Monday, April 13, 2015

Global defense industry manufacturer opens Bethlehem site



Curtiss-Wright Corp. is the latest neighbor to join Bethlehem’s Lehigh Valley Industrial Park VII, transforming a vacant brownfield site on former Bethlehem Steel land into an active business for the defense industry manufacturer.

In 2013, Curtiss-Wright announced it would move its engineered pump division from Phillipsburg, N.J., to the vacant brownfield site off Route 412 near Interstate 78. The company hired J.G. Petrucci Co. Inc. as the design/build organization to build the 180,000-square-foot research, development and heavy manufacturing facility worth more than $25 million. It includes a warehouse and two-story office space that are connected.


Wednesday, officials celebrated a grand opening for Curtiss-Wright’s facility with more than 100 people, including guests, customers and employees.

The facility will bring 95 jobs over three years and offer room for growth, said Todd Schurra, general manager for the engineered pump division.

“We invested heavily in the Lehigh Valley,” Schurra said. “We hope that this first step will transition to years of continued success.”

The facility contains 145,000 square feet of manufacturing, testing and warehouse space and 35,000 square feet of office space, Schurra said.

Part of Curtiss-Wright since 2004, the division provides engineered pumping solutions for aircraft carriers and submarines for the Navy, Coast Guard, Military Sealift Command and commercial marine and foreign military programs.

Bethlehem Mayor Robert Donchez noted how much Lehigh Valley Industrial Park has grown since it began in 1959.

“Who could imagine that we’d be standing here today and Bethlehem Steel is no longer here?” Donchez said. “The transformation taking place at this site is remarkable.”

Kerry Wrobel, president of Lehigh Valley Industrial Park Inc., said it was a great time for Curtiss-Wright to move in, noting that by next year, the Route 412 reconstruction will be complete and the highway will have delis and restaurants.

Lehigh Valley Industrial Park provides the framework that creates an environment that lets these projects happen, said Jim Petrucci, president of J.G. Petrucci, which has offices in Bethlehem and Asbury, N.J..

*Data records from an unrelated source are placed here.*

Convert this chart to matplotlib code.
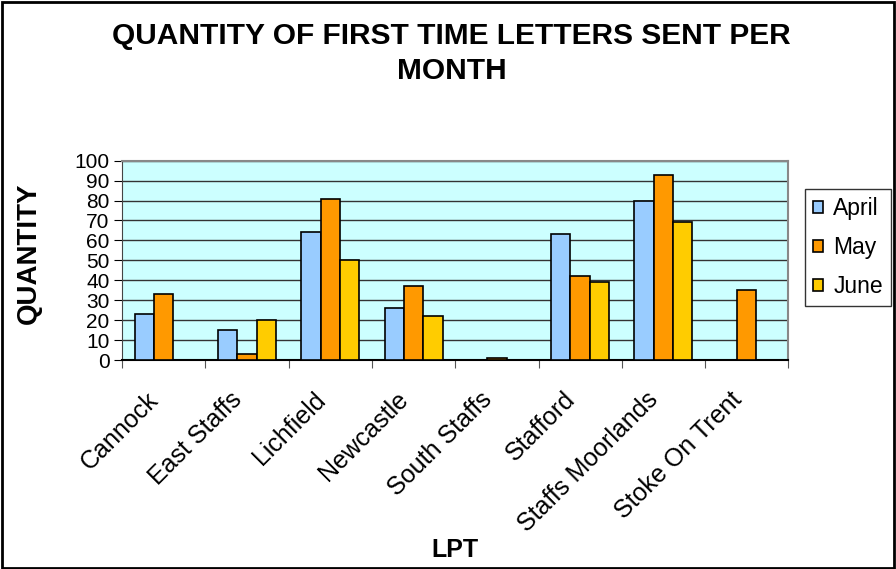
import numpy as np
import matplotlib.pyplot as plt
from matplotlib.patches import Rectangle
from matplotlib.transforms import ScaledTranslation

plt.rcParams['font.family'] = ['Liberation Sans', 'DejaVu Sans']

# data
lpt = ['Cannock', 'East Staffs', 'Lichfield', 'Newcastle', 'South Staffs',
       'Stafford', 'Staffs Moorlands', 'Stoke On Trent']
april = [23, 15, 64, 26, 0, 63, 80, 0]
may = [33, 3, 81, 37, 1, 42, 93, 35]
june = [0, 20, 50, 22, 0, 39, 69, 0]
months = ['April', 'May', 'June']
colors = ['#99CCFF', '#FF9900', '#FFCC00']

fig = plt.figure(figsize=(8.96, 5.69), dpi=100)
ax = fig.add_axes([0.1362, 0.3673, 0.7437, 0.3503])

x = np.arange(len(lpt)) + 0.5
w = 0.232
for k, (vals, name, col) in enumerate(zip([april, may, june], months, colors)):
    ax.bar(x + (k - 1) * w, vals, width=w, color=col, edgecolor='black',
           linewidth=1.2, label=name, zorder=3)

ax.set_facecolor('#CCFFFF')
ax.set_xlim(0, len(lpt))
ax.set_ylim(0, 100)
ax.set_yticks(np.arange(0, 101, 10))
ax.yaxis.grid(True, color='#333333', linewidth=1.0, zorder=1)
ax.set_axisbelow(True)

# ticks at category boundaries, labels at centres
ax.set_xticks(np.arange(len(lpt) + 1))
ax.set_xticklabels([])
ax.set_xticks(x, minor=True)
ax.set_xticklabels(lpt, minor=True, rotation=45, ha='right', va='center',
                   rotation_mode='anchor', fontsize=18)
ax.tick_params(axis='x', which='minor', length=0, pad=0)
ax.tick_params(axis='x', which='major', length=6, color='#555555', direction='out')
ax.tick_params(axis='y', length=6, direction='out', labelsize=15, pad=3)
shift = ScaledTranslation(-0.09, -0.36, fig.dpi_scale_trans)
for lab in ax.get_xticklabels(minor=True):
    lab.set_transform(lab.get_transform() + shift)

for s in ['top', 'right']:
    ax.spines[s].set_color('#888888')
    ax.spines[s].set_linewidth(1.5)
ax.spines['left'].set_color('#444444')
ax.spines['bottom'].set_color('black')
ax.spines['bottom'].set_linewidth(1.5)

ax.set_xlabel('LPT', fontsize=18, fontweight='bold')
ax.xaxis.set_label_coords(0.5, -0.895)
ax.set_ylabel('QUANTITY', fontsize=20, fontweight='bold')
ax.yaxis.set_label_coords(-0.12, 0.535)

fig.text(0.504, 0.906, 'QUANTITY OF FIRST TIME LETTERS SENT PER\nMONTH',
         ha='center', va='center', fontsize=21.5, fontweight='bold', linespacing=1.35)

leg = ax.legend(loc='center left', bbox_to_anchor=(1.0245, 0.565), fontsize=16.5,
                frameon=True, fancybox=False, edgecolor='black',
                handlelength=0.45, handleheight=0.45, handletextpad=0.45,
                borderpad=0.35, labelspacing=0.7, borderaxespad=0)
leg.get_frame().set_linewidth(1.0)

fig.patches.append(Rectangle((0.002, 0.002), 0.996, 0.994, transform=fig.transFigure,
                             fill=False, edgecolor='black', linewidth=2))

fig.savefig('out.png', dpi=100)
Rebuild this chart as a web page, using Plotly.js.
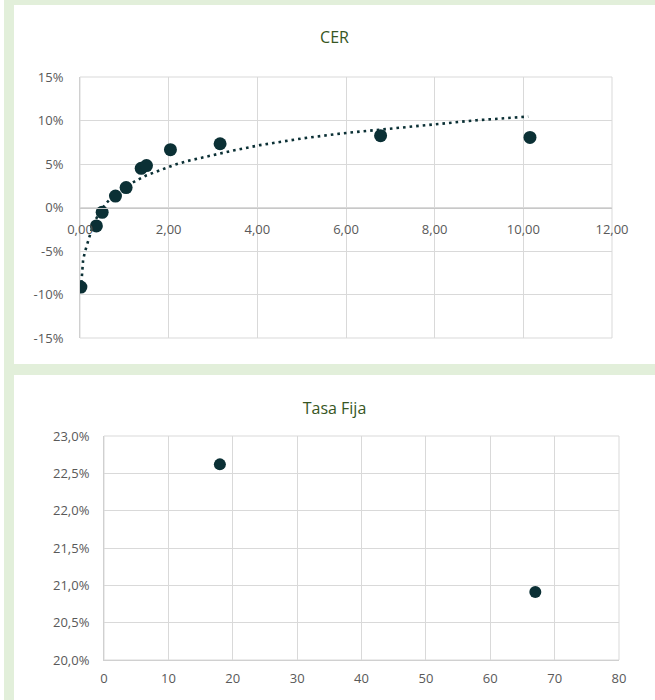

“Ready land is what makes these projects go,” Petrucci said. “It is unheard of that there was such confidence that this project is going to happen.”

He noted how the project began on a spot with no public access.

Workers built a new road, Feather Way, to access the site after looking at another property in LVIP VII that was closer to an active railway. Concerns about vibrations from the rail cars and their impact on testing and manufacturing led Curtiss-Wright to pick another site at the industrial park.

During a tour of the new site, officials described the benefits of operating the engineered pump division out of one building, as opposed to the multiple buildings in Phillipsburg that were spread out and less efficient.

With its new layout, the company can receive, test, manufacture, store and ship products from one site.

Several organizations came together to make the project happen, including the Governor’s Action Team, a group of state economic development professionals; the state Department of Community and Economic Development; the Northampton County Industrial Development Authority; and the Lehigh Valley Economic Development Corp.

National Penn Bank financed the project, and Ceminara Architect of Hillsborough, N.J., was the architect.

In competing against other projects in the Lehigh Valley, Curtiss-Wright’s new facility also earned the best new business project of the year from the LVEDC at the organization’s annual investors meeting and awards show in March, said Matthew Tuerk, vice president of administration and investor relations for LVEDC.

Furthermore, Curtiss-Wright chose the Lehigh Valley over several other competing locations, he added.